-- begin --

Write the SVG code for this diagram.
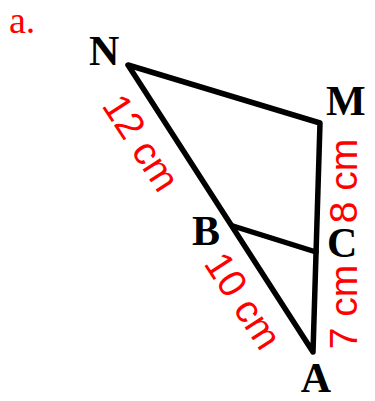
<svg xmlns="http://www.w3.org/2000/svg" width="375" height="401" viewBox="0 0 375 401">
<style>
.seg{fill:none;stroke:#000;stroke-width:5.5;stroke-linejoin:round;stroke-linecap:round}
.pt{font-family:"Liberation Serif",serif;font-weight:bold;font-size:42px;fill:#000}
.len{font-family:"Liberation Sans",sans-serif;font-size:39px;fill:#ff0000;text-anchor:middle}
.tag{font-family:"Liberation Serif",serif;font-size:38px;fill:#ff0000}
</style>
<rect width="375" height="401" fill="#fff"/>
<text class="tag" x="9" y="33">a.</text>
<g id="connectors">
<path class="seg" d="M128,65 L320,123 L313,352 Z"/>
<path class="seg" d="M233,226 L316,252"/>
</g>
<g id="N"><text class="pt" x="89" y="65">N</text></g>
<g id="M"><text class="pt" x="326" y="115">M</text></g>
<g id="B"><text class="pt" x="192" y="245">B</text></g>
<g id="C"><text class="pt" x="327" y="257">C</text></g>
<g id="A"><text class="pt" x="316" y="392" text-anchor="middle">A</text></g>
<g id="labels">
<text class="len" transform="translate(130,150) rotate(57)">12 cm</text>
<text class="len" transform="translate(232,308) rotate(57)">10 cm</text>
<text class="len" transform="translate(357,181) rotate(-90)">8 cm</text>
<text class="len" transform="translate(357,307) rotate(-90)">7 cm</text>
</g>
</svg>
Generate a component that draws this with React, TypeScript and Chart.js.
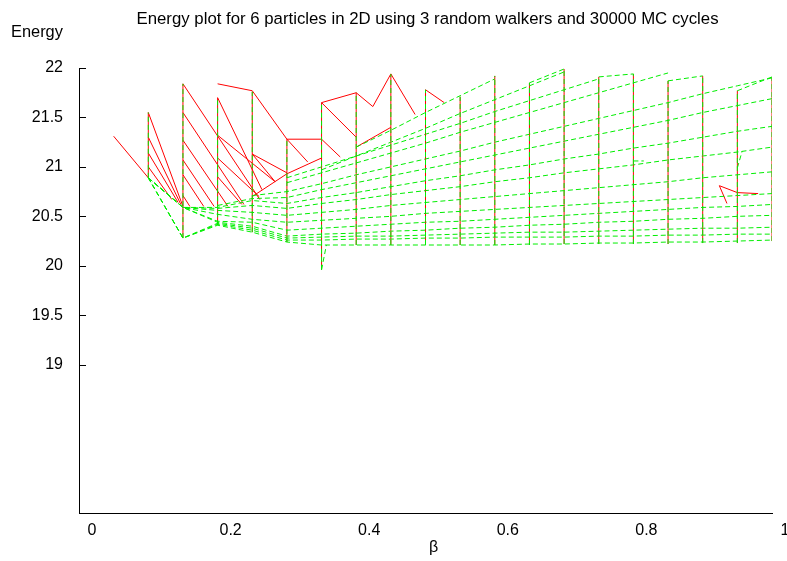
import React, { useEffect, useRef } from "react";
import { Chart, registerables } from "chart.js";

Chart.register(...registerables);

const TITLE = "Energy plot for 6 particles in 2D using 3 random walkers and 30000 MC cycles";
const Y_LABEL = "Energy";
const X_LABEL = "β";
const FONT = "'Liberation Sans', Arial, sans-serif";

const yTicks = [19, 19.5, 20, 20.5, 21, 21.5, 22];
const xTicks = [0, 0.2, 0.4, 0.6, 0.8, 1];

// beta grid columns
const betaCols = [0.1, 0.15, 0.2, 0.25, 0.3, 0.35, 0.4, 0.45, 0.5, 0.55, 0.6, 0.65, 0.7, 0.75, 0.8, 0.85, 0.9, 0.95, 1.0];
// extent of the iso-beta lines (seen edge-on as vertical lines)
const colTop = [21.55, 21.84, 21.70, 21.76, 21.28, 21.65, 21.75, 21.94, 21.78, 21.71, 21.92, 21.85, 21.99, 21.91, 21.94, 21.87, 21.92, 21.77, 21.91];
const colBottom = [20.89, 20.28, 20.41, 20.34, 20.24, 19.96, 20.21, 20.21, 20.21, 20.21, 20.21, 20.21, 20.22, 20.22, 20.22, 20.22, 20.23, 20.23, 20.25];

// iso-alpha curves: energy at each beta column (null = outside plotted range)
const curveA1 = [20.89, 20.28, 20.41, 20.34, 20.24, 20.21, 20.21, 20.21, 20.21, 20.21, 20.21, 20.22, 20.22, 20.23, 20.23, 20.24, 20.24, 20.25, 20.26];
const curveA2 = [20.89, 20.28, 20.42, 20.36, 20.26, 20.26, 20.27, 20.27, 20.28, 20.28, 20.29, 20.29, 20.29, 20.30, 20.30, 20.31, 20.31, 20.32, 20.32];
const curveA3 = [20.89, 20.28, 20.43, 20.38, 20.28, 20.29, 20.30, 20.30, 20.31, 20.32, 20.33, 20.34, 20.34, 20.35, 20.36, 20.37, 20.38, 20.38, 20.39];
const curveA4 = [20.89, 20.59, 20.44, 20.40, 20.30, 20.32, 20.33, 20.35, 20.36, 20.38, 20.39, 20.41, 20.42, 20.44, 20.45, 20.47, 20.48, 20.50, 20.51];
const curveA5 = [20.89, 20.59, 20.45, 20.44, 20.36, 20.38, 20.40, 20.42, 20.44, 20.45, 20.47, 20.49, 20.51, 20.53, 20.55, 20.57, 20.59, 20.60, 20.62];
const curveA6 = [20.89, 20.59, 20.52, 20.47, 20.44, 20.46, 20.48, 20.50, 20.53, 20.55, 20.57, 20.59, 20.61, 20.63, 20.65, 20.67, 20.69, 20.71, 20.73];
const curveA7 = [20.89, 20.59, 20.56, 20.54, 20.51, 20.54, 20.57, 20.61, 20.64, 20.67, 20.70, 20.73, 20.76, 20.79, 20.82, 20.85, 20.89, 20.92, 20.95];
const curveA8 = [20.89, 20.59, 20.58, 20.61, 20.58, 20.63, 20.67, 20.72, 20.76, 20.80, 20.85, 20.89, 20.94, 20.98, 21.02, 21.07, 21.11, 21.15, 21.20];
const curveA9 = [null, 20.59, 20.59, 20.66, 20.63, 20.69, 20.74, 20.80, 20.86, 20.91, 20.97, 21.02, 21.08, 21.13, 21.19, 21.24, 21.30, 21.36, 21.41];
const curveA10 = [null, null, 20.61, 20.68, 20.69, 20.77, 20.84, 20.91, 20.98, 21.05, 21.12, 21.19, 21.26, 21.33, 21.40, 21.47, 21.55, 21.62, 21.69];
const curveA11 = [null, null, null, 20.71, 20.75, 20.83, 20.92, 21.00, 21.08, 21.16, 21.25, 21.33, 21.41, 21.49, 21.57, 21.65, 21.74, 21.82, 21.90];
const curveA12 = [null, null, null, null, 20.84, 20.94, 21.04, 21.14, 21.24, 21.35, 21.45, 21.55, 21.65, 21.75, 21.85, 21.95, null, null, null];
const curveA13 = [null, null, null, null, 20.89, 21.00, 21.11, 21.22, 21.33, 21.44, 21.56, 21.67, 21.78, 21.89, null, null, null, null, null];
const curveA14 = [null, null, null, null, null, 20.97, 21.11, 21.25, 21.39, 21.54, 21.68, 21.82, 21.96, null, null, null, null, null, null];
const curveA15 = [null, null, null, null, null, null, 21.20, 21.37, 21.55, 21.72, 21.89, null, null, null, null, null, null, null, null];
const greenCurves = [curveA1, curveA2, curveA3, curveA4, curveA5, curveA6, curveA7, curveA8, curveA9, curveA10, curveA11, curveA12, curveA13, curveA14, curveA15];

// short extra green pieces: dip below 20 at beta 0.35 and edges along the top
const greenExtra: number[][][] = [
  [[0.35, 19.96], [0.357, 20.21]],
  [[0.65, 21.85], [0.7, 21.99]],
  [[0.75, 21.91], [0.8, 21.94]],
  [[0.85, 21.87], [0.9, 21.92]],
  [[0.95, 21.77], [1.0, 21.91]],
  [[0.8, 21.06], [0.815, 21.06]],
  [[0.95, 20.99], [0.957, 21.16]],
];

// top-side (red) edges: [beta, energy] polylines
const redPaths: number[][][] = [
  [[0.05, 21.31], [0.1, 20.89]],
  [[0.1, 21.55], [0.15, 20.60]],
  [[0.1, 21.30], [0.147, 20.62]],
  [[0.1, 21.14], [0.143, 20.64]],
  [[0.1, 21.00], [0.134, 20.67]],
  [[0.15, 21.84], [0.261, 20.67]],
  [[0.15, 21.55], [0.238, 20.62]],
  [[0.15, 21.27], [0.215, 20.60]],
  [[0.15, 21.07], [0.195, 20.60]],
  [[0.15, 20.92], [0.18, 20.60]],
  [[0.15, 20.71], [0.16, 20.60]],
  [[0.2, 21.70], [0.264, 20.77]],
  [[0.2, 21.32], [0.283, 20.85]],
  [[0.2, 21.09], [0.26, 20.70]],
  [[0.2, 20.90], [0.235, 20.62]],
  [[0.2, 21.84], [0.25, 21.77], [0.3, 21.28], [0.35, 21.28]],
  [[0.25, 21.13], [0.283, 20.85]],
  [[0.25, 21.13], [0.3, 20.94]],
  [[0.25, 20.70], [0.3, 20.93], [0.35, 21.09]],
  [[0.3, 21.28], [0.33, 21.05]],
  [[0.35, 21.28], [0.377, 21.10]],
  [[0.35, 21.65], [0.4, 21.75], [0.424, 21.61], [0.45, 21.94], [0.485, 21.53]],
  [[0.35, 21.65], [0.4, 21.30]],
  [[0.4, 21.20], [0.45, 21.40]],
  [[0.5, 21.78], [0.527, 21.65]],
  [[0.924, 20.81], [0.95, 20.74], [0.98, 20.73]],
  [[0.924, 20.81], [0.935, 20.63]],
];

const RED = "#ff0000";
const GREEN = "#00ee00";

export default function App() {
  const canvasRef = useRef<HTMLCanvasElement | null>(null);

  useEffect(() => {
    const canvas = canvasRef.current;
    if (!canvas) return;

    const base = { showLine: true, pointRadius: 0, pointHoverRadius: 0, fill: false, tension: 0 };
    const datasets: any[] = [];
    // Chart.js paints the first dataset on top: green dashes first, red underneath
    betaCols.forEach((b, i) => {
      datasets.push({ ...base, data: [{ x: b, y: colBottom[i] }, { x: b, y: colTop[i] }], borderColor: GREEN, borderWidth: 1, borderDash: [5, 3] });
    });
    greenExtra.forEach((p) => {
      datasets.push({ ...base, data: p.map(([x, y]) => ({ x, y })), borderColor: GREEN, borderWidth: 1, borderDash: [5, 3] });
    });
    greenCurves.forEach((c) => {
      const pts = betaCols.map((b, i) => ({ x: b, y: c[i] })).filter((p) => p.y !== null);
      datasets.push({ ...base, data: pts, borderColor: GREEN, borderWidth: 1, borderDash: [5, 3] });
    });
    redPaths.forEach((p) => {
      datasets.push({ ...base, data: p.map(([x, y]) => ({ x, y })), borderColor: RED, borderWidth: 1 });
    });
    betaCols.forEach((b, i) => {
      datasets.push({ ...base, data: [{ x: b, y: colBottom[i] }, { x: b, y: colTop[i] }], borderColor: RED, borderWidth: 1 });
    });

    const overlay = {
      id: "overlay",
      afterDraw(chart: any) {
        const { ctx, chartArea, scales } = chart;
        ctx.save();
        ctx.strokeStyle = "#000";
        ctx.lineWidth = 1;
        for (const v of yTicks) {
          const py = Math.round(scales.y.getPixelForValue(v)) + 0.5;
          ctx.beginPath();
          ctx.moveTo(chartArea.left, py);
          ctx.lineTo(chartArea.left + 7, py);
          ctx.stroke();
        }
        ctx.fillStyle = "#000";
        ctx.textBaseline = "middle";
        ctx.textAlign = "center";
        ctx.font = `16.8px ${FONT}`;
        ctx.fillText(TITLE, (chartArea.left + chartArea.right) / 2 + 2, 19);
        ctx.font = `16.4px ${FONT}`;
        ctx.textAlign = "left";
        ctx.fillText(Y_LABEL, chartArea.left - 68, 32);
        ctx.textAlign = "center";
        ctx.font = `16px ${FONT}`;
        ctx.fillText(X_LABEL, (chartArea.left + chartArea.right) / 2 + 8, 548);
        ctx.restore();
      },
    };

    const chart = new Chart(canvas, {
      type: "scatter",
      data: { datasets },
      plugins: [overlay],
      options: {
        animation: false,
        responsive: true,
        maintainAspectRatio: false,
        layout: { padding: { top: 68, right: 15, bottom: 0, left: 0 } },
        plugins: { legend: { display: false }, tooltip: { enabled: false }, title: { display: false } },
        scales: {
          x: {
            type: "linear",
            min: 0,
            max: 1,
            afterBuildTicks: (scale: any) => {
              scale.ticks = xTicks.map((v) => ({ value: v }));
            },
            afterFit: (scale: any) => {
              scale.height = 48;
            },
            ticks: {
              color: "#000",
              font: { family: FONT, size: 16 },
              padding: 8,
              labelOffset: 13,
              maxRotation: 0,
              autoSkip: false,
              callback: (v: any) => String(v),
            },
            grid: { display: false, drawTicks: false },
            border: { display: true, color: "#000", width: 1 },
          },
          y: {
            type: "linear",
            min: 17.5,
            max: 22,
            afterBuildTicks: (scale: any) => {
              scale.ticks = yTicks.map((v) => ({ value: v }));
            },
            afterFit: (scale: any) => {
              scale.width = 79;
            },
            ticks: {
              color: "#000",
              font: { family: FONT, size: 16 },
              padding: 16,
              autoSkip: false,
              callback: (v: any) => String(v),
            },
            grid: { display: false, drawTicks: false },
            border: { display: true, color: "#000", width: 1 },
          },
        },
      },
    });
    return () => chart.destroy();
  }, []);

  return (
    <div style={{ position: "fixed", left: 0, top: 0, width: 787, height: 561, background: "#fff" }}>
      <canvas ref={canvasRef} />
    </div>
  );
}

-- end --

Your task is to restate word for word the lines from the top of the data to the line containing "const xTicks = [0, 0.2, 0.4, 0.6, 0.8, 1];", both ends included, with every picture left out.

Write the SVG code for this diagram.
<svg xmlns="http://www.w3.org/2000/svg" width="375" height="401" viewBox="0 0 375 401">
<style>
.seg{fill:none;stroke:#000;stroke-width:5.5;stroke-linejoin:round;stroke-linecap:round}
.pt{font-family:"Liberation Serif",serif;font-weight:bold;font-size:42px;fill:#000}
.len{font-family:"Liberation Sans",sans-serif;font-size:39px;fill:#ff0000;text-anchor:middle}
.tag{font-family:"Liberation Serif",serif;font-size:38px;fill:#ff0000}
</style>
<rect width="375" height="401" fill="#fff"/>
<text class="tag" x="9" y="33">a.</text>
<g id="connectors">
<path class="seg" d="M128,65 L320,123 L313,352 Z"/>
<path class="seg" d="M233,226 L316,252"/>
</g>
<g id="N"><text class="pt" x="89" y="65">N</text></g>
<g id="M"><text class="pt" x="326" y="115">M</text></g>
<g id="B"><text class="pt" x="192" y="245">B</text></g>
<g id="C"><text class="pt" x="327" y="257">C</text></g>
<g id="A"><text class="pt" x="316" y="392" text-anchor="middle">A</text></g>
<g id="labels">
<text class="len" transform="translate(130,150) rotate(57)">12 cm</text>
<text class="len" transform="translate(232,308) rotate(57)">10 cm</text>
<text class="len" transform="translate(357,181) rotate(-90)">8 cm</text>
<text class="len" transform="translate(357,307) rotate(-90)">7 cm</text>
</g>
</svg>
Generate a component that draws this with React, TypeScript and Chart.js.
import React, { useEffect, useRef } from "react";
import { Chart, registerables } from "chart.js";

Chart.register(...registerables);

const TITLE = "Energy plot for 6 particles in 2D using 3 random walkers and 30000 MC cycles";
const Y_LABEL = "Energy";
const X_LABEL = "β";
const FONT = "'Liberation Sans', Arial, sans-serif";

const yTicks = [19, 19.5, 20, 20.5, 21, 21.5, 22];
const xTicks = [0, 0.2, 0.4, 0.6, 0.8, 1];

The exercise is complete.